Retype every line from the start of the data down to and including the line with "const grayBandHi = [20000, 60000, 100000];". Skip the pictures.

━━━━━━━━━━━━━━━━

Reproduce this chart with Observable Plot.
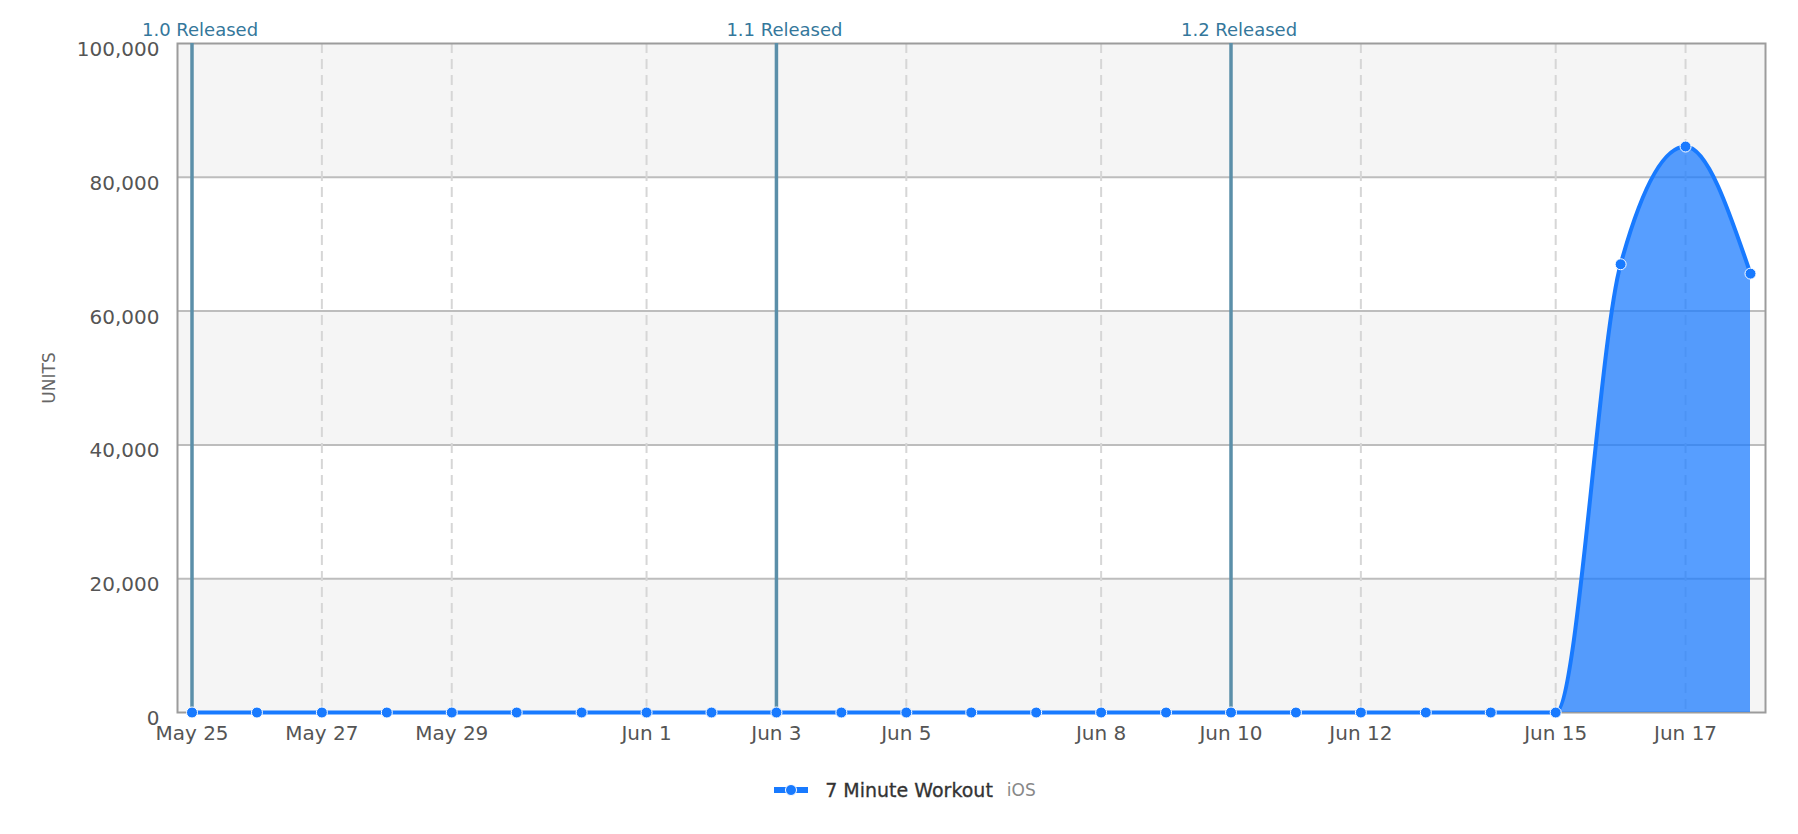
<!DOCTYPE html>
<html>
<head>
<meta charset="utf-8">
<script src="https://cdn.jsdelivr.net/npm/d3@7"></script>
<script src="https://cdn.jsdelivr.net/npm/@observablehq/plot@0.6"></script>
<style>
  body { margin: 0; background: #fff; font-family: "DejaVu Sans", sans-serif; }
  #chart svg { display: block; }
  #legend { display: flex; justify-content: center; align-items: center; height: 60px; padding-left: 12px; }
  #legend svg { margin-right: 17px; }
  #legend .name { font-size: 19px; color: #333; margin-right: 14px; -webkit-text-stroke: 0.3px #333; }
  #legend .sub { font-size: 17px; color: #888; }
</style>
</head>
<body>
<div id="chart"></div>
<div id="legend">
  <svg width="34" height="14"><line x1="0" x2="34" y1="7" y2="7" stroke="#187aff" stroke-width="6"></line><circle cx="17" cy="7" r="5.5" fill="#187aff" stroke="#fff" stroke-width="1"></circle></svg>
  <span class="name">7 Minute Workout</span><span class="sub">iOS</span>
</div>
<script>
// ---- data ----
const dates = [
  "2013-05-25","2013-05-26","2013-05-27","2013-05-28","2013-05-29","2013-05-30","2013-05-31",
  "2013-06-01","2013-06-02","2013-06-03","2013-06-04","2013-06-05","2013-06-06","2013-06-07",
  "2013-06-08","2013-06-09","2013-06-10","2013-06-11","2013-06-12","2013-06-13","2013-06-14",
  "2013-06-15","2013-06-16","2013-06-17","2013-06-18"
];
const units = [
  0, 0, 0, 0, 0, 0, 0,
  0, 0, 0, 0, 0, 0, 0,
  0, 0, 0, 0, 0, 0, 0,
  0, 67000, 84600, 65600
];
const tickDateStrings = ["2013-05-25","2013-05-27","2013-05-29","2013-06-01","2013-06-03","2013-06-05",
  "2013-06-08","2013-06-10","2013-06-12","2013-06-15","2013-06-17"];
const yTicks = [0, 20000, 40000, 60000, 80000, 100000];
const releaseDates = ["2013-05-25","2013-06-03","2013-06-10"];
const releaseLabels = ["1.0 Released","1.1 Released","1.2 Released"];
const grayBandLo = [0, 40000, 80000];
const grayBandHi = [20000, 60000, 100000];

// ---- build ----
const parse = d3.utcParse("%Y-%m-%d");
const data = dates.map((d, i) => ({date: parse(d), units: units[i]}));
const tickDates = tickDateStrings.map(parse);
const releases = releaseDates.map((d, i) => ({date: parse(d), label: releaseLabels[i]}));
const bands = grayBandLo.map((lo, i) => ({lo, hi: grayBandHi[i]}));
const blue = "#187aff";

const chart = Plot.plot({
  width: 1798,
  height: 760,
  marginLeft: 177,
  marginRight: 33,
  marginTop: 43,
  marginBottom: 48,
  style: {fontFamily: "'DejaVu Sans', sans-serif", background: "white", overflow: "visible"},
  x: {type: "utc", domain: [data[0].date, data[data.length - 1].date], insetLeft: 14.5, insetRight: 15},
  y: {domain: [0, 100000]},
  marks: [
    Plot.rect(bands, {y1: "lo", y2: "hi", fill: "#f5f5f5"}),
    Plot.ruleY(yTicks.slice(1, -1), {stroke: "#bdbdbd", strokeWidth: 2}),
    Plot.ruleX(tickDates, {stroke: "#d6d6d6", strokeWidth: 2, strokeDasharray: "10,6"}),
    Plot.frame({stroke: "#9c9c9c", strokeWidth: 2}),
    Plot.ruleX(releases, {x: "date", stroke: "#5b8fa9", strokeWidth: 3.5}),
    Plot.text(releases, {x: "date", text: "label", frameAnchor: "top", lineAnchor: "bottom", dy: -8, dx: 8, fill: "#34779b", fontSize: 18}),
    Plot.areaY(data, {x: "date", y: "units", curve: "monotone-x", fill: blue, fillOpacity: 0.73}),
    Plot.lineY(data, {x: "date", y: "units", curve: "monotone-x", stroke: blue, strokeWidth: 4}),
    Plot.dot(data, {x: "date", y: "units", r: 5.5, fill: blue, stroke: "white", strokeWidth: 1}),
    Plot.axisX({ticks: tickDates, tickFormat: d3.utcFormat("%b %-d"), tickSize: 0, tickPadding: 13, fontSize: 20, fill: "#555", label: null}),
    Plot.axisY({ticks: yTicks, tickFormat: d3.format(","), tickSize: 0, tickPadding: 18, fontSize: 20, fill: "#555", dy: 6, label: null}),
    Plot.axisY({ticks: [], tickSize: 0, label: "UNITS", labelAnchor: "center", labelArrow: "none", labelOffset: 135, fontSize: 17, fill: "#666"})
  ]
});
document.getElementById("chart").appendChild(chart);
</script>
</body>
</html>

━━━━━━━━━━━━━━━━

ANSWER TO THE TASK =>
Reproduce this chart with Observable Plot.
<!DOCTYPE html>
<html>
<head>
<meta charset="utf-8">
<script src="https://cdn.jsdelivr.net/npm/d3@7"></script>
<script src="https://cdn.jsdelivr.net/npm/@observablehq/plot@0.6"></script>
<style>
  body { margin: 0; background: #fff; font-family: "DejaVu Sans", sans-serif; }
  #chart svg { display: block; }
  #legend { display: flex; justify-content: center; align-items: center; height: 60px; padding-left: 12px; }
  #legend svg { margin-right: 17px; }
  #legend .name { font-size: 19px; color: #333; margin-right: 14px; -webkit-text-stroke: 0.3px #333; }
  #legend .sub { font-size: 17px; color: #888; }
</style>
</head>
<body>
<div id="chart"></div>
<div id="legend">
  <svg width="34" height="14"><line x1="0" x2="34" y1="7" y2="7" stroke="#187aff" stroke-width="6"></line><circle cx="17" cy="7" r="5.5" fill="#187aff" stroke="#fff" stroke-width="1"></circle></svg>
  <span class="name">7 Minute Workout</span><span class="sub">iOS</span>
</div>
<script>
// ---- data ----
const dates = [
  "2013-05-25","2013-05-26","2013-05-27","2013-05-28","2013-05-29","2013-05-30","2013-05-31",
  "2013-06-01","2013-06-02","2013-06-03","2013-06-04","2013-06-05","2013-06-06","2013-06-07",
  "2013-06-08","2013-06-09","2013-06-10","2013-06-11","2013-06-12","2013-06-13","2013-06-14",
  "2013-06-15","2013-06-16","2013-06-17","2013-06-18"
];
const units = [
  0, 0, 0, 0, 0, 0, 0,
  0, 0, 0, 0, 0, 0, 0,
  0, 0, 0, 0, 0, 0, 0,
  0, 67000, 84600, 65600
];
const tickDateStrings = ["2013-05-25","2013-05-27","2013-05-29","2013-06-01","2013-06-03","2013-06-05",
  "2013-06-08","2013-06-10","2013-06-12","2013-06-15","2013-06-17"];
const yTicks = [0, 20000, 40000, 60000, 80000, 100000];
const releaseDates = ["2013-05-25","2013-06-03","2013-06-10"];
const releaseLabels = ["1.0 Released","1.1 Released","1.2 Released"];
const grayBandLo = [0, 40000, 80000];
const grayBandHi = [20000, 60000, 100000];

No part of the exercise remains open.